Here are some results from my fiddling:
As found, system date and time were current and the TV Portal worked, but the iPlate was frozen at 00:00 01/01/1970 and the screen saver clock stalled at 00:00:00.
I uninstalled forcedate and ntpclient.
I tried a "S90settop restart" but it didn't change anything.
I then took power off at the wall for a couple of minutes and then did a cold start, and as soon as I could get Telnet access checked the system date (01/01/2000). I then put in the real date and time. With the system fully booted the iPlate showed current time and date (and incrementing), screen saver clock showed current time (and incrementing), and the TV Portal worked.
Then I did a warm restart (standby for a couple of minutes), and had the boot failure (goes through the Humax splash screen and then falls back to standby). Clearly it needs to be in standby for more than a couple of minutes. The front panel clock (in standby) still showed the correct time. Went away, did a couple of chores, came back (about 5 minutes) and did another warm start - booted OK this time, iPlate still intact, Portal OK, screen saver OK (talk about watched pots!).

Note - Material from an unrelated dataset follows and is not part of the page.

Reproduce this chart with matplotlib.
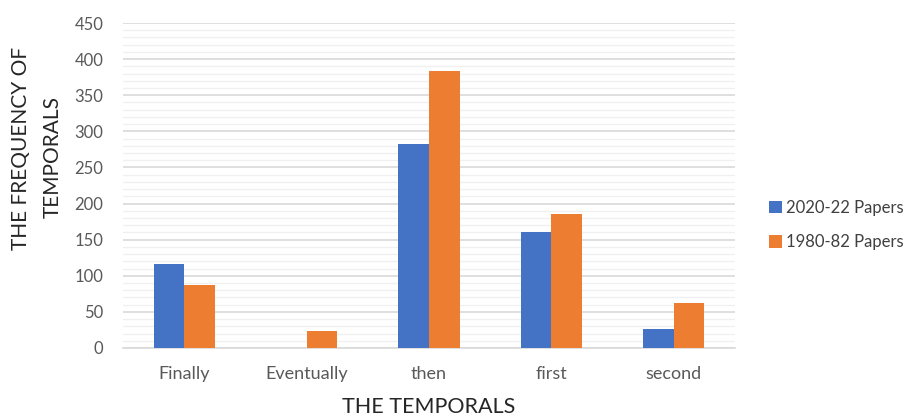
import matplotlib
matplotlib.use("Agg")
import matplotlib.pyplot as plt
import numpy as np
from matplotlib.ticker import MultipleLocator
from matplotlib.patches import Patch

plt.rcParams['font.family'] = ['Lato', 'DejaVu Sans']

categories = ["Finally", "Eventually", "then", "first", "second"]
papers_2020_22 = [117, 0, 282, 160, 27]
papers_1980_82 = [87, 23, 383, 185, 62]
series_names = ["2020-22 Papers", "1980-82 Papers"]
colors = ["#4472C4", "#ED7D31"]

fig = plt.figure(figsize=(9.09, 4.18), dpi=100)
ax = fig.add_axes([123 / 909, 70 / 418, 612 / 909, 325 / 418])

x = np.arange(len(categories))
w = 0.25
ax.bar(x - w / 2, papers_2020_22, width=w, color=colors[0], zorder=3)
ax.bar(x + w / 2, papers_1980_82, width=w, color=colors[1], zorder=3)

ax.set_xlim(-0.5, len(categories) - 0.5)
ax.set_ylim(0, 450)
ax.yaxis.set_major_locator(MultipleLocator(50))
ax.yaxis.set_minor_locator(MultipleLocator(10))
ax.grid(axis='y', which='major', color='#D9D9D9', linewidth=1.2, zorder=0)
ax.grid(axis='y', which='minor', color='#F0F0F0', linewidth=1.0, zorder=0)

for s in ['top', 'right', 'left']:
    ax.spines[s].set_visible(False)
ax.spines['bottom'].set_color('#D9D9D9')
ax.spines['bottom'].set_linewidth(1.2)

ax.set_xticks(x)
ax.set_xticklabels(categories)
ax.tick_params(axis='both', which='both', length=0, colors='#595959')
ax.tick_params(axis='y', pad=14, labelsize=12)
ax.tick_params(axis='x', pad=13, labelsize=13)

fig.text(429 / 909, 1 - 407 / 418, "THE TEMPORALS", ha='center', va='center',
         fontsize=15.5, color='#262626')
fig.text(21 / 909, 1 - 148 / 418, "THE FREQUENCY OF", ha='center', va='center',
         rotation=90, fontsize=15, color='#262626')
fig.text(53 / 909, 1 - 157 / 418, "TEMPORALS", ha='center', va='center',
         rotation=90, fontsize=15, color='#262626')

handles = [Patch(facecolor=c, label=n) for c, n in zip(colors, series_names)]
fig.legend(handles=handles, loc='center left', bbox_to_anchor=(769 / 909, 1 - 225 / 418),
           frameon=False, fontsize=12, handlelength=0.8, handleheight=0.8,
           handletextpad=0.2, labelspacing=1.1, borderpad=0, borderaxespad=0,
           labelcolor='#404040')

fig.savefig("out.png", dpi=100)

Next I did a hard reset (from power on). It booted, but the iPlate was back to 00:00 01/01/1970 (frozen), no TV Portal, system time/date 00:00 01/01/2000 (and counting), screen saver 00:00:00 (frozen). Updating the system clock by Telnet did not get the TV Portal back this time round, presumably because it was done some time after the system booted.
I've found out the system time is preserved in standby and warm start, so try that (standby for about 10 minutes). Now it gets really interesting: iPlate 01/01/1970 with time incrementing... not from the time of the warm start but from (I think) the cold start! Screen saver clock also showing the same time (ie 00:00:00 would have been the cold start event). No TV Portal of course. Even weirder, the system time shows 01/01/1970 (not 2000), with the time the same as the iPlate and screen saver.
It's like the Humax software is maintaining yet another source of time that resets to 1970 and increments from a cold start, which it uses to initialise the system clock under certain circumstances (whereas the Linux initialises to 2000 if it gets the chance).
I'm pretty confused at the moment and will have to have another look at this with a clearer head. If anybody would care to repeat my results (a necessary part of any scientific investigation) I'm using an HD-FOX (HDR-FOX may or may not respond the same) and the aerial needs to be unplugged.
The relevant Telnet incantation to set the system clock is "date yyyy.mm.dd-hh:mm".